Dan McNamara, who has worked on high-speed rail projects as a project manager for Texas-based Fluor Corp., said a bullet train going sharply downhill needs to be able to stop within a reasonable distance in case of emergency. That means a fast train would have to slow down considerably to avoid overtaxing its brakes, he said, otherwise the wheels will melt.

CHOOSING A MOUNTAIN PASS

Because of the trip time limit spelled out in the 2008 bond measure, McNamara and others said, the Grapevine makes more sense. Although it, too, would require slowing the train over the mountain pass, the route's shorter distance saves time that the more indirect trip to Palmdale does not.

But the rail authority has twice rejected the Grapevine. One reason is political: When the agency undertook a study in 2011 comparing the two alternatives' relative strengths, the city of Palmdale filed a lawsuit alleging the rail authority may not use its federal grants and state bond money to revisit an earlier announced decision to build an alignment through the Antelope Valley.

Another reason to avoid the Grapevine is the disruption it would cause Tejon Ranch Co.'s 3,450-home, 25,000-acre Tejon Mountain Village residential project near Lebec.

The rail authority agreed not to pursue the Grapevine option in 2012, prompting Palmdale to drop its suit, after an agency study determined going east from Bakersfield to Tehachapi and on to the Antelope Valley was simpler, safer and better than going south toward Tejon Ranch. That report contradicted an earlier finding by the rail authority that the Grapevine route was faster and up to $4 billion less expensive than going over the Tehachapis.

But building a route east from Bakersfield along Highway 58 past Mojave had complications, too.

MORE MOUNTAIN PROBLEMS

The city of Tehachapi, and later Kern County, asked the rail authority to find a new route when it was discovered the proposed alignment would take out two major installations in the Tehachapi area: a large wind farm and a cement plant operated by Lehigh Southwest Cement Co.

An alternative under consideration by the rail authority would still plow through a wind farm site, albeit one that has not yet been built.
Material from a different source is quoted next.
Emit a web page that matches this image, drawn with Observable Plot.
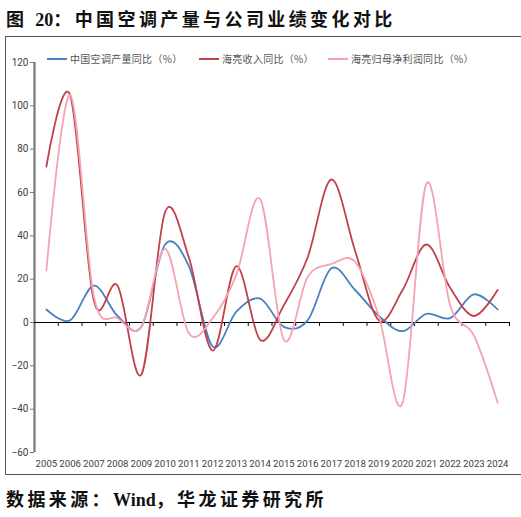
<!DOCTYPE html>
<html>
<head>
<meta charset="utf-8">
<script src="https://cdn.jsdelivr.net/npm/d3@7"></script>
<script src="https://cdn.jsdelivr.net/npm/@observablehq/plot@0.6"></script>
<style>
  body { margin: 0; background: #fff; width: 521px; height: 517px; overflow: hidden; }
  #title { position: absolute; left: 6px; top: 5px; font-family: "Liberation Serif", "Noto Sans CJK SC", serif; font-weight: bold; font-size: 18px; letter-spacing: 3.4px; color: #111; white-space: nowrap; }
  .tight { letter-spacing: 0; }
  #box { position: absolute; left: 5px; top: 36px; width: 520px; height: 439px; border: 1px solid #555; box-sizing: border-box; }
  #chart { position: absolute; left: 0; top: 0; }
  #legend { position: absolute; left: 41px; top: 14px; font-family: "Noto Sans CJK SC", sans-serif; font-size: 10px; color: #555; white-space: nowrap; letter-spacing: 0.3px; }
  .item { position: absolute; top: 0; display: flex; align-items: center; }
  .sw { display: inline-block; width: 20px; height: 2px; margin-right: 3px; }
  #caption { position: absolute; left: 6px; top: 485px; font-family: "Liberation Serif", "Noto Sans CJK SC", serif; font-weight: bold; font-size: 18px; letter-spacing: 3.4px; color: #111; white-space: nowrap; }
</style>
</head>
<body>
<div id="title">图 <span class="tight">20</span>：中国空调产量与公司业绩变化对比</div>
<div id="box"><div id="chart"></div><div id="legend"></div></div>
<div id="caption">数据来源：<span class="tight">Wind</span>，华龙证券研究所</div>
<script>
const years = [2005,2006,2007,2008,2009,2010,2011,2012,2013,2014,2015,2016,2017,2018,2019,2020,2021,2022,2023,2024];
const acOutput = [6,1,17,3,-2,36,26,-11,5,11,-2,1,25,15,3,-4,4,2,13,6];
const revenue = [72,105,10,17,-24,51,30,-13,26,-8,8,30,66,33,1,15,36,16,3,15];
const netProfit = [24,105,12,2,-2,34,-5,2,22,57,-8,21,27,28,3,-37,64,8,-6,-37];
const seriesNames = ["中国空调产量同比（%）", "海亮收入同比（%）", "海亮归母净利润同比（%）"];
const seriesColors = ["#4a7fc1", "#c0414a", "#f5a3b1"];
const yTicks = [-60,-40,-20,0,20,40,60,80,100,120];

const seriesValues = [acOutput, revenue, netProfit];
const rows = [];
seriesNames.forEach((name, i) => years.forEach((yr, j) => rows.push({series: name, year: yr, value: seriesValues[i][j]})));

const xDomain = [years[0] - 0.5, years[years.length - 1] + 0.5];
const boundaries = years.map(y => y + 0.5);

const chart = Plot.plot({
  width: 515,
  height: 437,
  marginLeft: 28,
  marginRight: 12,
  marginTop: 25,
  marginBottom: 22,
  x: {domain: xDomain, axis: null},
  y: {domain: [yTicks[0], yTicks[yTicks.length - 1]], ticks: yTicks, tickSize: 4, tickPadding: 2, label: null},
  color: {domain: seriesNames, range: seriesColors},
  style: {fontFamily: "Roboto, 'DejaVu Sans', sans-serif", fontSize: "10px", color: "#404040", background: "transparent"},
  marks: [
    Plot.axisY({ticks: yTicks, tickSize: 4, tickPadding: 2, label: null, fontSize: 10, fill: "#404040", stroke: "#777"}),
    Plot.ruleX([xDomain[0]], {y1: yTicks[0], y2: yTicks[yTicks.length - 1], stroke: "#777", strokeWidth: 2.2}),
    Plot.ruleY([0], {x1: xDomain[0], x2: xDomain[1], stroke: "#000", strokeWidth: 1.2}),
    Plot.ruleX(boundaries, {x: d => d, y1: 0, y2: -1.8, stroke: "#000", strokeWidth: 1}),
    Plot.line(rows, {x: "year", y: "value", z: "series", stroke: "series", strokeWidth: 1.8, curve: "cardinal"}),
    Plot.text(years, {x: d => d, text: d => String(d), frameAnchor: "bottom", dy: 14, fontSize: 9.6, fill: "#404040"})
  ]
});
document.getElementById("chart").appendChild(chart);

const legend = document.getElementById("legend");
const offsets = [0, 152, 281];
seriesNames.forEach((name, i) => {
  const it = document.createElement("div");
  it.className = "item";
  it.style.left = offsets[i] + "px";
  it.innerHTML = `<span class="sw" style="background:${seriesColors[i]}"></span><span>${name}</span>`;
  legend.appendChild(it);
});
</script>
</body>
</html>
It would also lay tracks through Lake Thompson, a wetlands in the Mojave Desert.

According to a progress report the rail authority received from its contracted engineers in the summer of 2013, building a high-speed rail through the wetlands would require environmental remediation work costing about $100,000 per acre.

"We are talking about somewhere between $800 (million) to a billion (dollars) added cost to the project pending resolution of this issue," the report by engineering firm T.Y. Lin International states.

Alley, the project spokeswoman, dismissed the notion that a 3.5 percent incline would stop the project, noting high-speed rail in Germany crosses 4 percent grades.

She also said it's too early to estimate the route's environmental remediation costs because no final alignment has been chosen between Bakersfield and Palmdale.

"How are costs going up if we haven't determined that's the alignment that we're going to choose?" she asked.

"This is not a major concern for us because we do feel we have the ability to meet the engineering feats in the (Bakersfield to Palmdale) corridor and find an alignment that would meet everyone's needs."